If I send in a request to that Couch instance, it hits the header of the
data file along with the index and walks the B+ tree to the leaf node,
where it finds the offset into the data file where the actual doc lives...
let's say 1,000,000 bytes away.

These B+ trees are shallow, so it might look something like this:

Level 1: 1 node, root node.
Level 2: 100 nodes, inner child nodes
Level 3: 10,000 nodes, inner child nodes
Level 4: 1,000,000, leaf nodes... all with pointers to the data offsets in
the data file.

Now let's say I write 10 updates to documents in that file. There are 10
new revisions appended to the end of the data file *each one* separated by
a rewritten B+ path to a leaf node with it's new location at the end of the
file. Each of those paths written between each doc revision (say roughly 2k
like Filipe mentioned) are just 4 item paths... root -> level1 -> level2 ->
level3 --> level4... showing the discrete path from the root to that
individual updated doc.
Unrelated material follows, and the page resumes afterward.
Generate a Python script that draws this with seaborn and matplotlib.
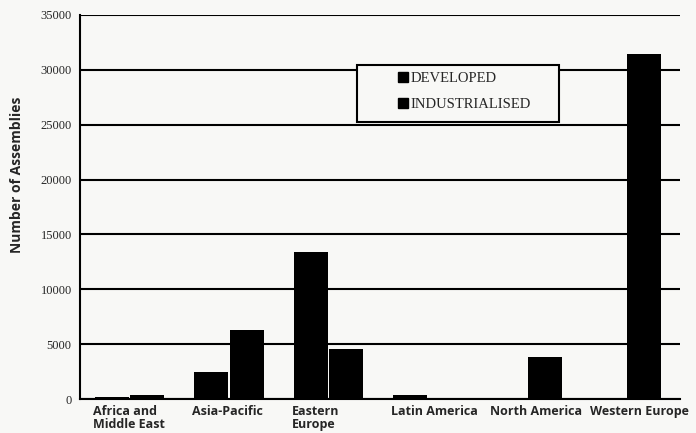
"""Number of assemblies by region, developed vs industrialised."""
import matplotlib.pyplot as plt
import numpy as np
import pandas as pd
import seaborn as sns
from matplotlib.lines import Line2D
from matplotlib.patches import Rectangle

REGIONS = ["Africa and\nMiddle East", "Asia-Pacific", "Eastern\nEurope",
           "Latin America", "North America", "Western Europe"]
DEVELOPED = [150, 2450, 13400, 350, 0, 0]
INDUSTRIALISED = [400, 6300, 4550, 0, 3850, 31400]
SERIES = ["DEVELOPED", "INDUSTRIALISED"]
Y_TICKS = [0, 5000, 10000, 15000, 20000, 25000, 30000, 35000]

BG = "#f8f8f6"


def main() -> None:
    df = pd.DataFrame({
        "region": REGIONS * 2,
        "series": [SERIES[0]] * len(REGIONS) + [SERIES[1]] * len(REGIONS),
        "value": DEVELOPED + INDUSTRIALISED,
    })

    sns.set_style("white")
    fig = plt.figure(figsize=(6.96, 4.33), dpi=100, facecolor=BG)
    ax = fig.add_axes([0.115, 0.0785, 0.862, 0.887])
    ax.set_facecolor(BG)

    sns.barplot(data=df, x="region", y="value", hue="series", order=REGIONS,
                hue_order=SERIES, palette=["black", "black"], width=0.71,
                gap=0.04, linewidth=0, edgecolor="black", legend=False, ax=ax,
                zorder=3)

    ax.set_ylim(0, 35000)
    ax.set_xlim(-0.5, 5.54)
    ax.set_yticks(Y_TICKS)
    ax.set_yticklabels([str(t) for t in Y_TICKS], family="Liberation Serif", fontsize=9)
    ax.yaxis.grid(True, color="black", linewidth=1.5, zorder=1)
    ax.tick_params(axis="y", length=4, width=1.2, color="black", pad=2)
    ax.tick_params(axis="x", length=0, pad=4)

    pos = np.arange(len(REGIONS)) - 0.37
    ax.set_xticks(pos)
    ax.set_xticklabels(REGIONS, ha="left", va="top", family="Open Sans",
                       weight="bold", fontsize=9, linespacing=1.05)
    ax.set_xlabel("")
    ax.set_ylabel("Number of Assemblies", family="Open Sans", weight="bold",
                  fontsize=10)
    ax.yaxis.set_label_coords(-0.094, 0.583)

    for side in ["top", "right"]:
        ax.spines[side].set_visible(False)
    for side in ["left", "bottom"]:
        ax.spines[side].set_color("black")
        ax.spines[side].set_linewidth(1.5)

    # legend box
    ax.add_patch(Rectangle((0.462, 0.721), 0.336, 0.149, transform=ax.transAxes,
                           facecolor=BG, edgecolor="black", linewidth=1.5, zorder=4))
    handles = [Line2D([], [], marker="s", color="black", linestyle="", markersize=6.5)
               for _ in SERIES]
    leg = ax.legend(handles, SERIES, loc="upper left", bbox_to_anchor=(0.52, 0.867),
                    frameon=False, prop={"family": "Liberation Serif", "size": 10.5},
                    handletextpad=0.15, handlelength=0.7, labelspacing=0.85,
                    borderaxespad=0)
    leg.set_zorder(5)

    fig.savefig("out.png", facecolor=BG)
    plt.close(fig)


if __name__ == "__main__":
    main()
The intermediary levels (l1, 2, 3) are not fully
flushed out with all the OTHER children from the original b+ tree index.

[[ is this correct so far? If not, please point out my mistakes...]
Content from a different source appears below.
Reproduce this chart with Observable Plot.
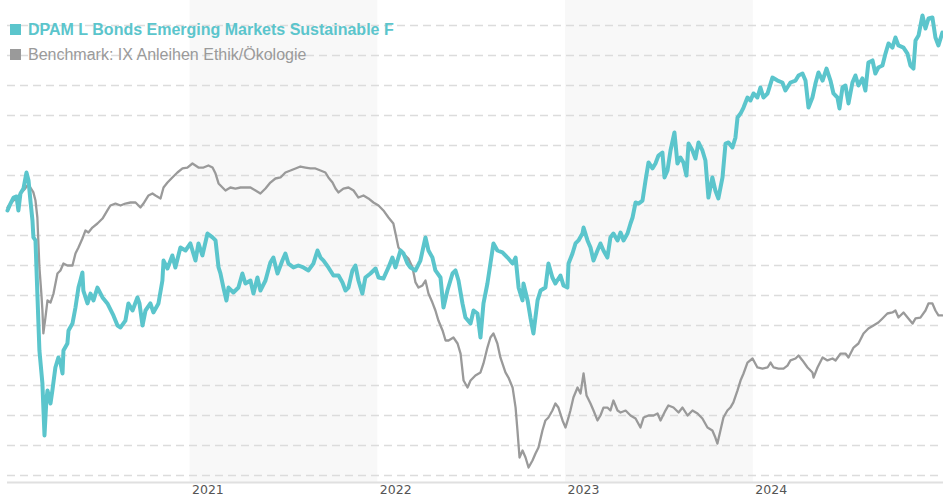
<!DOCTYPE html>
<html>
<head>
<meta charset="utf-8">
<script src="https://cdn.jsdelivr.net/npm/d3@7"></script>
<script src="https://cdn.jsdelivr.net/npm/@observablehq/plot@0.6"></script>
<style>
  html, body { margin: 0; padding: 0; background: #fff; }
  #wrap { position: relative; width: 943px; height: 500px; overflow: hidden; }
  .leg { position: absolute; left: 10px; font-family: "Liberation Sans", Arial, sans-serif; font-size: 16px; line-height: 18px; white-space: nowrap; }
  .leg .sw { display: inline-block; width: 11px; height: 11px; margin-right: 7px; vertical-align: 0px; }
</style>
</head>
<body>
<div id="wrap">
  <div id="chart"></div>
  <div class="leg" style="top:21px;color:#5bc5cc;font-weight:bold;"><span class="sw" style="background:#5bc5cc"></span>DPAM L Bonds Emerging Markets Sustainable F</div>
  <div class="leg" style="top:46px;color:#9a9a9a;"><span class="sw" style="background:#9a9a9a"></span>Benchmark: IX Anleihen Ethik/Ökologie</div>
</div>
<script>
// Time as decimal years
const fundYears = [2020.028,2020.044,2020.060,2020.076,2020.086,2020.097,2020.113,2020.129,2020.140,2020.150,2020.161,2020.166,2020.177,2020.187,2020.198,2020.214,2020.219,2020.225,2020.235,2020.241,2020.257,2020.267,2020.283,2020.299,2020.310,2020.321,2020.326,2020.347,2020.353,2020.374,2020.390,2020.406,2020.416,2020.427,2020.432,2020.454,2020.470,2020.486,2020.507,2020.534,2020.560,2020.592,2020.614,2020.630,2020.656,2020.672,2020.694,2020.720,2020.731,2020.747,2020.763,2020.789,2020.805,2020.832,2020.853,2020.859,2020.880,2020.906,2020.922,2020.949,2020.976,2021.002,2021.029,2021.045,2021.066,2021.093,2021.120,2021.136,2021.152,2021.162,2021.178,2021.194,2021.205,2021.231,2021.258,2021.279,2021.295,2021.322,2021.338,2021.359,2021.375,2021.402,2021.428,2021.444,2021.466,2021.492,2021.508,2021.524,2021.551,2021.577,2021.604,2021.631,2021.657,2021.679,2021.695,2021.711,2021.737,2021.764,2021.791,2021.812,2021.828,2021.844,2021.865,2021.881,2021.897,2021.918,2021.934,2021.961,2021.988,2022.004,2022.030,2022.057,2022.078,2022.094,2022.121,2022.137,2022.158,2022.174,2022.201,2022.227,2022.254,2022.270,2022.291,2022.307,2022.334,2022.350,2022.371,2022.398,2022.414,2022.430,2022.451,2022.467,2022.494,2022.510,2022.531,2022.547,2022.563,2022.584,2022.600,2022.616,2022.637,2022.664,2022.691,2022.718,2022.734,2022.750,2022.771,2022.776,2022.798,2022.813,2022.829,2022.851,2022.867,2022.893,2022.909,2022.930,2022.946,2022.973,2022.989,2023.010,2023.016,2023.037,2023.053,2023.069,2023.090,2023.096,2023.117,2023.133,2023.149,2023.170,2023.186,2023.202,2023.223,2023.239,2023.255,2023.277,2023.293,2023.309,2023.330,2023.346,2023.357,2023.373,2023.389,2023.410,2023.426,2023.442,2023.463,2023.479,2023.495,2023.516,2023.527,2023.543,2023.559,2023.580,2023.596,2023.612,2023.628,2023.644,2023.655,2023.676,2023.692,2023.708,2023.729,2023.745,2023.761,2023.782,2023.798,2023.814,2023.836,2023.852,2023.868,2023.889,2023.905,2023.916,2023.932,2023.948,2023.969,2023.985,2024.001,2024.022,2024.038,2024.054,2024.076,2024.102,2024.129,2024.155,2024.171,2024.198,2024.225,2024.241,2024.262,2024.278,2024.294,2024.315,2024.331,2024.347,2024.369,2024.390,2024.411,2024.427,2024.448,2024.459,2024.475,2024.491,2024.507,2024.528,2024.544,2024.560,2024.581,2024.597,2024.613,2024.635,2024.650,2024.666,2024.688,2024.704,2024.720,2024.741,2024.757,2024.773,2024.800,2024.821,2024.837,2024.853,2024.864,2024.880,2024.901,2024.917,2024.933,2024.954,2024.970,2024.986,2025.007];
const fundValues = [101.67,102.13,102.53,102.6,101.67,102.8,103.13,104.2,103.67,102.33,101.0,99.87,99.67,96.13,92.33,90.13,88.53,86.67,89.0,89.67,88.8,89.67,91.2,91.87,91.53,90.8,92.33,92.8,93.67,94.13,95.2,96.53,97.0,97.53,96.33,95.47,96.13,95.67,96.53,95.87,95.47,94.67,94.0,93.87,94.33,95.47,95.0,95.87,95.47,94.0,95.0,95.47,94.87,95.47,97.0,98.33,97.8,98.67,97.87,99.2,99.0,99.47,98.33,99.47,98.67,100.13,99.87,99.67,97.87,97.47,96.53,95.67,96.53,96.2,96.53,97.47,96.8,97.0,96.13,97.2,96.33,97.0,98.2,98.53,97.47,98.33,98.8,98.13,97.87,98.0,97.87,97.67,98.13,99.0,98.53,98.33,97.87,97.33,97.33,96.87,96.33,96.53,97.67,98.0,97.0,96.13,97.2,97.47,97.8,97.2,97.13,97.87,98.53,97.87,99.0,98.8,98.13,97.87,97.67,98.33,99.87,99.0,98.53,97.67,97.2,95.2,96.33,97.47,97.67,97.0,95.47,94.53,94.13,95.0,94.8,93.2,95.47,96.8,98.13,99.47,99.0,98.87,98.53,98.13,98.53,96.53,95.67,96.8,95.67,94.53,93.47,95.67,96.33,96.53,98.13,97.2,96.8,97.33,96.67,96.53,98.13,98.8,99.47,99.67,100.13,100.53,99.67,99.2,98.33,99.0,99.47,99.0,98.53,99.87,100.13,99.67,100.2,99.67,100.13,100.8,101.2,102.2,102.13,102.33,103.67,104.87,104.47,104.8,105.33,105.53,103.87,104.33,105.67,106.87,104.8,105.2,104.87,104.0,106.13,105.67,105.13,106.2,105.67,105.0,102.53,103.87,103.0,102.47,103.87,106.13,106.2,105.87,106.53,107.87,108.13,108.53,109.2,109.0,109.47,109.2,109.87,109.2,109.47,110.53,110.33,110.2,109.67,110.2,110.33,110.67,110.8,110.33,108.53,109.2,110.13,110.87,110.33,111.13,110.33,109.47,109.2,108.47,109.87,110.0,108.8,110.2,110.67,110.0,110.47,109.67,111.53,111.67,110.8,111.2,111.33,112.13,112.8,112.53,113.2,112.67,112.53,112.13,111.33,111.13,113.0,113.33,114.67,113.8,114.47,114.53,113.2,112.67,113.53];

const benchYears = [2020.028,2020.044,2020.060,2020.081,2020.097,2020.118,2020.134,2020.150,2020.166,2020.177,2020.187,2020.198,2020.209,2020.214,2020.219,2020.230,2020.241,2020.257,2020.273,2020.294,2020.310,2020.326,2020.347,2020.374,2020.390,2020.406,2020.427,2020.443,2020.459,2020.480,2020.507,2020.534,2020.560,2020.576,2020.603,2020.630,2020.656,2020.683,2020.710,2020.736,2020.752,2020.779,2020.800,2020.816,2020.843,2020.859,2020.880,2020.906,2020.933,2020.960,2020.986,2021.013,2021.029,2021.045,2021.072,2021.098,2021.120,2021.136,2021.152,2021.173,2021.189,2021.215,2021.242,2021.269,2021.295,2021.322,2021.349,2021.375,2021.402,2021.428,2021.455,2021.482,2021.508,2021.535,2021.562,2021.588,2021.615,2021.641,2021.668,2021.695,2021.721,2021.737,2021.759,2021.775,2021.791,2021.817,2021.844,2021.871,2021.897,2021.924,2021.950,2021.977,2022.004,2022.030,2022.057,2022.083,2022.099,2022.110,2022.131,2022.147,2022.163,2022.185,2022.201,2022.217,2022.238,2022.254,2022.270,2022.291,2022.307,2022.323,2022.345,2022.361,2022.377,2022.403,2022.425,2022.441,2022.457,2022.478,2022.494,2022.520,2022.547,2022.563,2022.584,2022.600,2022.616,2022.637,2022.653,2022.680,2022.696,2022.718,2022.734,2022.744,2022.755,2022.771,2022.787,2022.803,2022.824,2022.840,2022.856,2022.877,2022.893,2022.909,2022.930,2022.946,2022.962,2022.984,2023.000,2023.016,2023.026,2023.042,2023.064,2023.080,2023.096,2023.112,2023.133,2023.149,2023.170,2023.186,2023.202,2023.223,2023.239,2023.255,2023.277,2023.293,2023.320,2023.346,2023.373,2023.399,2023.416,2023.442,2023.469,2023.490,2023.506,2023.532,2023.548,2023.575,2023.602,2023.623,2023.650,2023.676,2023.703,2023.729,2023.756,2023.782,2023.798,2023.809,2023.825,2023.841,2023.862,2023.878,2023.894,2023.916,2023.932,2023.948,2023.969,2023.996,2024.022,2024.049,2024.076,2024.092,2024.108,2024.134,2024.161,2024.182,2024.198,2024.225,2024.241,2024.262,2024.289,2024.315,2024.321,2024.342,2024.369,2024.395,2024.422,2024.438,2024.465,2024.491,2024.507,2024.534,2024.560,2024.587,2024.613,2024.640,2024.666,2024.688,2024.714,2024.741,2024.757,2024.773,2024.800,2024.826,2024.848,2024.864,2024.890,2024.917,2024.933,2024.954,2024.970,2024.986,2025.007];
const benchValues = [101.87,102.13,102.33,102.53,102.8,103.07,103.33,103.2,102.87,102.33,101.2,97.87,96.0,95.0,93.47,94.53,95.67,95.53,96.13,97.47,97.67,98.13,98.0,98.0,98.8,99.2,99.8,100.33,100.2,100.53,100.8,101.13,101.67,102.0,102.13,102.0,102.13,102.2,102.2,101.87,102.13,102.67,102.8,102.67,102.47,103.2,103.53,103.87,104.2,104.47,104.53,104.8,104.67,104.53,104.53,104.67,104.53,104.13,103.47,103.2,103.0,103.2,103.13,103.2,103.2,103.2,103.0,102.8,103.13,103.53,103.8,103.87,104.2,104.33,104.47,104.6,104.53,104.47,104.47,104.33,104.2,103.87,103.53,103.13,102.87,103.13,103.2,103.0,102.53,102.67,102.47,102.2,102.0,101.67,101.2,100.8,99.87,99.2,98.87,98.67,98.47,97.87,96.87,96.53,96.67,97.0,96.13,95.53,95.0,94.33,93.67,93.0,93.0,93.2,92.8,92.13,90.33,89.87,90.33,90.67,90.87,91.47,92.53,93.2,93.47,92.8,91.87,90.87,90.53,89.87,88.53,87.0,85.2,85.67,85.2,84.53,85.0,85.47,85.87,87.0,87.67,87.87,88.33,88.8,88.53,87.67,87.2,87.87,88.33,89.2,89.87,89.47,90.8,89.33,88.8,88.33,87.67,88.0,88.53,88.53,88.33,89.0,88.33,88.2,88.33,88.0,87.8,87.2,87.87,88.0,88.0,88.13,87.67,88.33,88.67,88.53,88.2,88.53,88.0,88.33,88.13,87.8,87.2,87.0,86.53,86.13,87.0,87.87,88.33,88.53,88.87,89.67,90.33,90.8,91.53,91.8,91.2,91.13,91.2,91.53,91.2,91.13,91.13,91.33,91.67,91.8,92.0,91.67,91.2,90.87,90.53,91.2,91.87,91.67,91.8,91.67,92.13,92.13,91.87,92.53,92.8,93.47,93.8,94.0,94.2,94.47,94.8,94.87,95.0,94.53,94.87,94.47,94.13,94.47,94.53,95.0,95.47,95.47,95.0,94.67,94.67];

const yearTicks = [2021, 2022, 2023, 2024];
const bandStarts = [2021, 2023];
const bandEnds = [2022, 2024];
const gridValues = [84,86,88,90,92,94,96,98,100,102,104,106,108,110,112,114];

const fund = fundYears.map((t, i) => ({t, v: fundValues[i]}));
const bench = benchYears.map((t, i) => ({t, v: benchValues[i]}));
const bands = bandStarts.map((s, i) => ({s, e: bandEnds[i]}));

const yMin = 83.533, yMax = 115.667;

const chart = Plot.plot({
  width: 943,
  height: 500,
  marginLeft: 7,
  marginRight: 0,
  marginTop: 0,
  marginBottom: 18,
  style: {fontFamily: "'DejaVu Sans', Verdana, sans-serif", background: "transparent"},
  x: {type: "linear", domain: [2020.028, 2025.013]},
  y: {domain: [yMin, yMax], axis: null},
  marks: [
    Plot.rect(bands, {x1: "s", x2: "e", y1: yMin, y2: yMax, fill: "#f8f8f8"}),
    Plot.ruleY(gridValues, {stroke: "#dcdcdc", strokeWidth: 1.5, strokeDasharray: "8,5"}),
    Plot.ruleY([yMin], {stroke: "#e0e0e0", strokeWidth: 2}),
    Plot.line(bench, {x: "t", y: "v", stroke: "#9a9a9a", strokeWidth: 2.3}),
    Plot.line(fund, {x: "t", y: "v", stroke: "#5bc5cc", strokeWidth: 4}),
    Plot.axisX({ticks: yearTicks, tickFormat: d => String(d), tickSize: 0, tickPadding: 3, textAnchor: "start", dx: 2, fontSize: 12.5, fill: "#555", label: null})
  ]
});
document.getElementById("chart").appendChild(chart);
</script>
</body>
</html>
Now I issue a query for a document that WAS NOT updated...

**** this is where I get confused on the logic ***

this would mean I need to access the original B+ tree index at the root of
the data file, because the revised B+ paths that are written between each
of the updated doc revisions at the end of the file are not full indices.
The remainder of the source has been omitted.